If you spend enough time in the beverage world, you will start to wonder if certain drinks will ever have their moment. As a bartender, I always held out hope that certain spirits would reach a broader audience; unfortunately, most of them have yet to find a foothold. Most intriguing to me has been the complicated, confusing trajectory of tequila, mezcal, and other agave spirits. These are all quite popular, yet, paradoxically, that popularity makes them underappreciated.
The undeniable greatness of the margarita is perhaps the prime culprit. When you have such a perfect drink, it’s hard to want to go much beyond variations on that theme. (That’s a shame, of course; while the Manhattan is perhaps the ideal whiskey cocktail, we’d be far worse off if bartenders and drinkers had considered it the be-all, end-all.) The wide variations among agave spirits is another challenge. The differences between a blanco and anejo tequila, or mezcal made from espadin or tobala, can be stark enough that they’ll appeal to very different palates or work in very different cocktails. Parsing that variation can be a considerable task for even a diehard, so it’s no surprise that most drinkers and bartenders lean heavily on the classics.

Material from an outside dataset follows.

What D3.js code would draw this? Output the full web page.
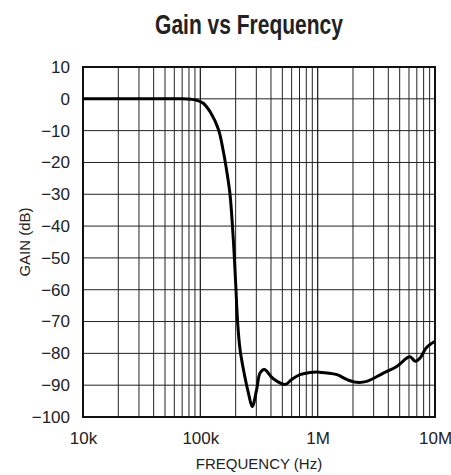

I like to use lighter styles and less-aged agave spirits as I would gin or white rum; with them you can create some really fascinating and delicious takes on classic cocktails. The more-aged or richer styles require more thought; anejo tequila often works as an alternative to rye whiskey, while smokier or spicy mezcals seem to work best either on their own or as an accent note in a cocktail. You need a range of bottles to play with, though, and unless a bar is focused on that category, their selection is probably lacking.
Distance is also an obstacle, as agave’s homeland, central Mexico, is rather remote from Seattle. I can visit a nearby distillery and learn lots about gin, whiskey, or almost any other spirit, but to learn tequila or mezcal I’d have to go to Mexico. Until recently, the range of agave-based spirits available locally was severely limited as well; even as selection has expanded, the relative scarcity and related high cost make it hard for even interested bartenders and drinkers to learn more.
That’s why events like this past weekend’s Northwest Tequila Fest are so crucial to bringing agave spirits to modern spirits lovers. The chance to sample more than 170 different spirits was a rare delight, but the growing collections at a number of Seattle’s restaurants and bars are there for you to explore on a nightly basis. I learned much of what I know about agave spirits at Capitol Hill’s Barrio, where tequila and mezcal are half-price on Monday nights, but you can undoubtedly get a similar education at places like Mezcaleria de Oaxaca, Poquito’s, or Fonda la Catrina. One day soon we might even see cocktail programs and back bars that offer the range of style and price in agave spirits that they do in gin or whiskey.